Joseph, meanwhile, though he pretends to be interested in Lady Teazle is actually entranced with Sir Peter’s ward young Maria, who in turn is in love with Joseph’s impoverished brother Charles.
Charles returns her affections but is stoney broke so he can’t declare himself until he has made some money.
Along comes Joseph and Charles’s rich uncle, not seen for years, back from overseas, who pretends to be a stranger and offers to buy the family portraits from Charles – the ancestors in oils.
With Weasel as a broker and encouraged by a character called Careless, Charles happily sells them off outraging his uncle.
Confused – one might be. But the performances are immaculate. Apart from Joseph Marcel (best known as Geoffrey the butler in The Fresh Prince of Bel-Air) who is on stage a lot of the time as a masterful Lord Teazle, each of the cast plays two contrasting parts.
All of them have a great time and so do we.
There is a lot of opportunity for athletics and gestures. At one point a screen is slid on from one side of the stage and a wooden cabinet from the other so that Lord and Lady Teazle can each hide suddenly from each other.

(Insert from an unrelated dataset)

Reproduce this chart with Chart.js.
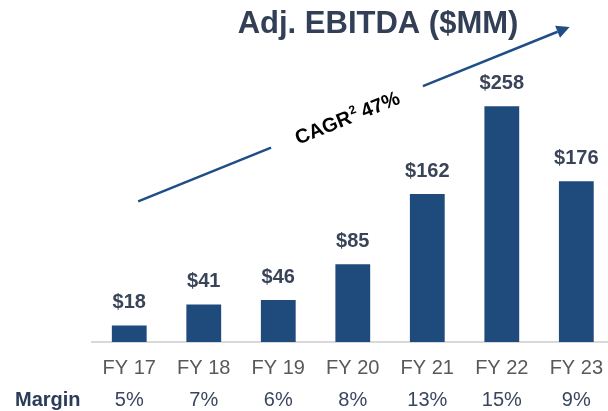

All is resolved at the end and the show ends with a dance. It’s a clever piece with many expressed sentiments still highly valid. When Charles sells off two family portraits of MPs he says glibly: “That’s the first time that members of Parliament have ever been bought or sold.”
Presented by Tilted Wig and directed by Sean Aydon this is a most engaging night at the theatre.
The School for Scandal is at Cambridge Arts Theatre until Saturday, April 13 then touring. It is at the Royal and Derngate, Northampton from May 21 to 25.